→ WORK INSTRUCTIONS
State how many lines of the data contain the word "this", and write nothing besides the number.

──────── RECORDS FOR PROCESSING

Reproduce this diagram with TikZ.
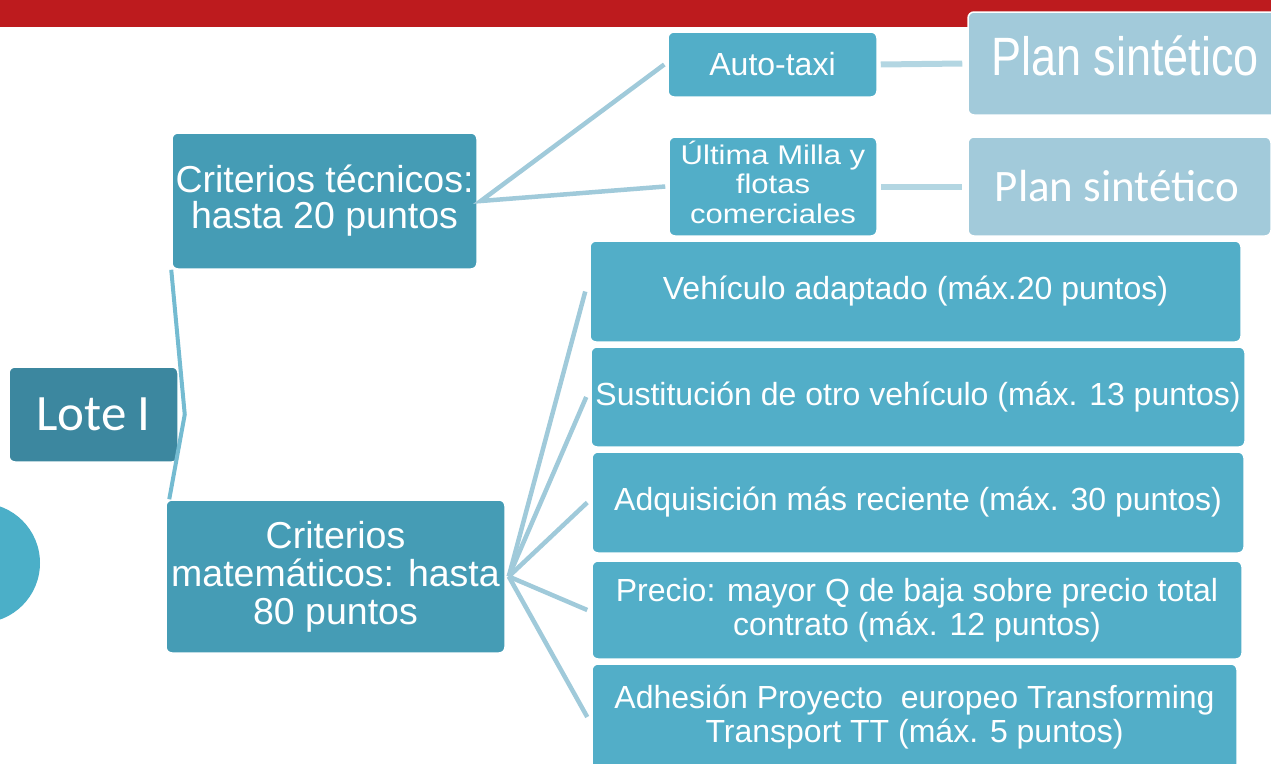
\documentclass[tikz,border=0pt]{standalone}
\usepackage{fontspec}
\usepackage{graphicx}
\setmainfont{Liberation Sans}
\newfontfamily\calfont{Carlito}
\definecolor{barred}{HTML}{BD1B1E}
\definecolor{lotec}{HTML}{3C879F}
\definecolor{critc}{HTML}{459CB5}
\definecolor{leafc}{HTML}{52AEC8}
\definecolor{planc}{HTML}{A2CADA}
\definecolor{circc}{HTML}{4BAFC8}
\definecolor{linea}{HTML}{74BBD1}
\definecolor{lineb}{HTML}{A0CADA}
\definecolor{linec}{HTML}{B3D6E2}
\newcommand{\mlines}[3]{\scalebox{#1}[#2]{\begin{tabular}{@{}c@{}}#3\end{tabular}}}
\begin{document}
\begin{tikzpicture}[x=1pt,y=-1pt,
  box/.style={draw=white, line width=1.5pt, rounded corners=6pt, text=white, inner sep=0pt, align=center},
  lotebox/.style={box, fill=lotec, font=\calfont\fontsize{51}{55}\selectfont},
  critbox/.style={box, fill=critc, font=\fontsize{37.5}{36}\selectfont},
  midbox/.style={box, fill=leafc, font=\fontsize{27}{29.5}\selectfont},
  leafbox/.style={box, fill=leafc, font=\fontsize{32}{34}\selectfont},
  planbox/.style={box, fill=planc},
  conA/.style={draw=linea, line width=4pt},
  conB/.style={draw=lineb, line width=4.5pt},
  conC/.style={draw=linec, line width=6pt}]
\useasboundingbox (0,0) rectangle (1271,763);
\begin{scope}
\clip (0,0) rectangle (1271,763);
% top bar
\fill[barred] (0,0) rectangle (1271,27);
% decorative circle at left
\fill[circc] (-20,563) circle[radius=60];
% nodes
\node[lotebox, minimum width=169pt, minimum height=95pt] (lote) at (93.5,414.5) {Lote I};
\node[critbox, minimum width=305pt, minimum height=136pt] (tec) at (324.5,201) {Criterios técnicos:\\hasta 20 puntos};
\node[critbox, minimum width=339pt, minimum height=153pt, font=\fontsize{37.5}{38}\selectfont] (mat) at (335.5,576.5) {Criterios\\matemáticos: hasta\\80 puntos};
\node[midbox, minimum width=209pt, minimum height=65pt, font=\fontsize{32}{34}\selectfont] (aut) at (772.5,64.5) {Auto-taxi};
\node[midbox, minimum width=208pt, minimum height=99pt] (ult) at (773,186.5) {\mlines{1.15}{1}{Última Milla y\\flotas\\comerciales}};
\node[planbox, minimum width=322pt, minimum height=103pt, font=\fontsize{45}{50}\selectfont] (plana) at (1129,63.5) {\hspace*{-8pt}\mlines{1}{1.2}{Plan sintético}};
\node[planbox, minimum width=303pt, minimum height=99pt, font=\calfont\fontsize{45}{50}\selectfont] (planb) at (1119.5,186.5) {\hspace*{-5pt}Plan sintético};
\node[leafbox, minimum width=651pt, minimum height=101pt] (veh) at (915.5,291.5) {Vehículo adaptado (máx.20 puntos)};
\node[leafbox, minimum width=654pt, minimum height=100pt] (sus) at (918,397) {Sustitución de otro vehículo (máx. 13 puntos)};
\node[leafbox, minimum width=652pt, minimum height=101pt] (adq) at (918,502.5) {Adquisición más reciente (máx. 30 puntos)};
\node[leafbox, minimum width=650pt, minimum height=98pt] (pre) at (917,610) {Precio: mayor Q de baja sobre precio total\\contrato (máx. 12 puntos)};
\node[leafbox, minimum width=645pt, minimum height=106pt] (adh) at (914.5,717) {Adhesión Proyecto\ \ europeo Transforming\\Transport TT (máx. 5 puntos)};
% connectors
\coordinate (lotetip) at ([xshift=6pt]lote.east);
\draw[conA] (tec.south west) -- (lotetip) -- ([xshift=4pt]mat.north west);
\coordinate (tectip) at ([xshift=3pt]tec.east);
\draw[conB] ([xshift=-3pt]aut.west) -- (tectip) -- ([xshift=-3pt]ult.west);
\coordinate (mattip) at ([xshift=3pt]mat.east);
\foreach \t in {veh,sus,adq,pre,adh}
  \draw[conB] (mattip) -- ([xshift=-4pt]\t.west);
\draw[conC] ([xshift=3pt]aut.east) -- ([xshift=-5pt]plana.west);
\draw[conC] ([xshift=3pt]ult.east) -- ([xshift=-5pt]planb.west);
\end{scope}
\end{tikzpicture}
\end{document}
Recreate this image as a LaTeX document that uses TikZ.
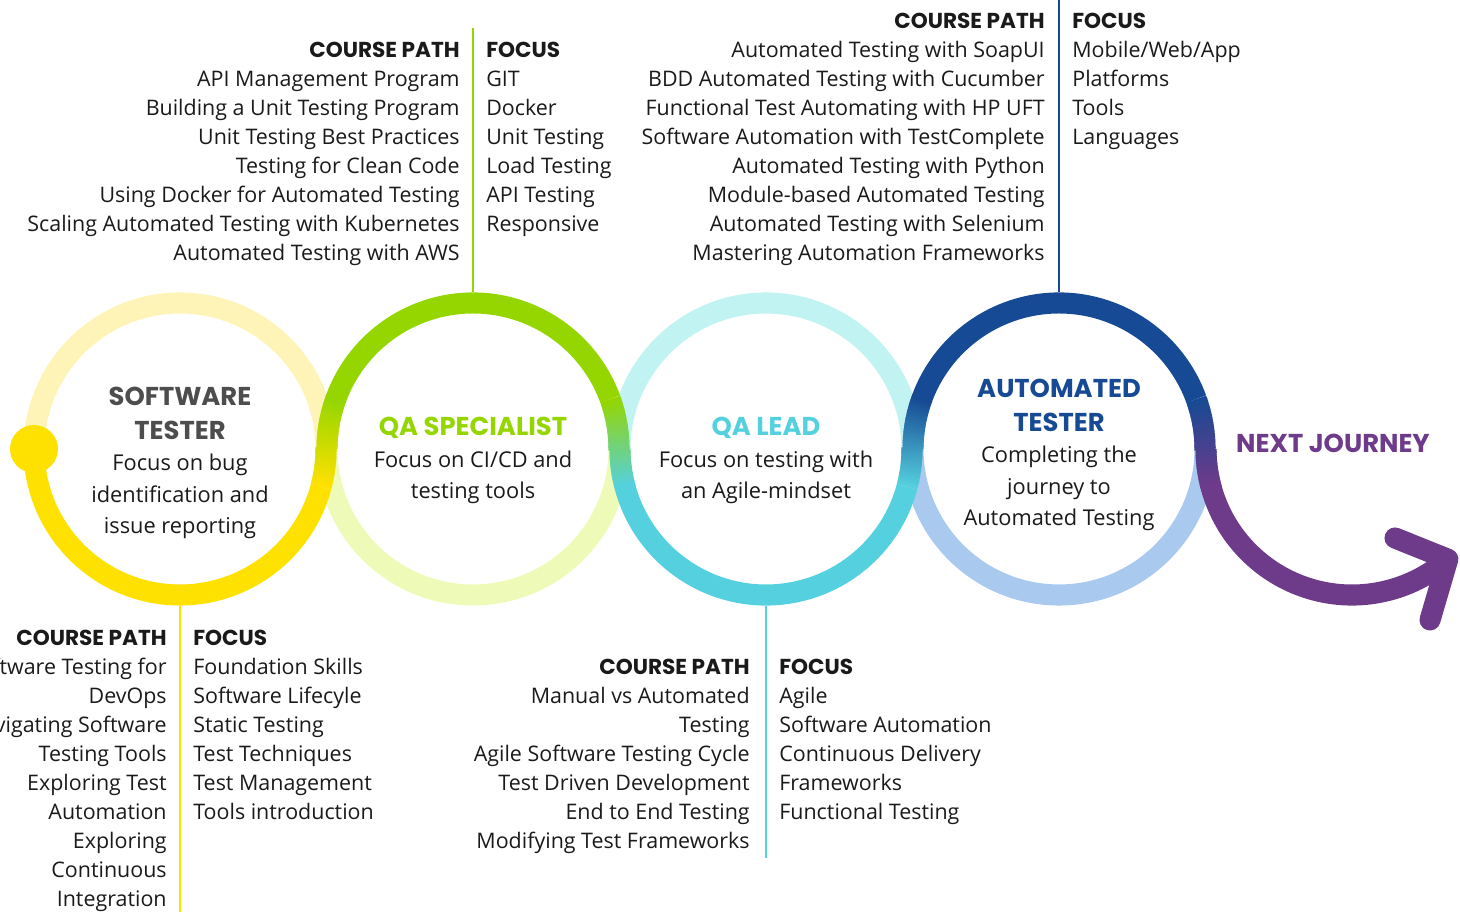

────────────────

→ TASK RESULT
2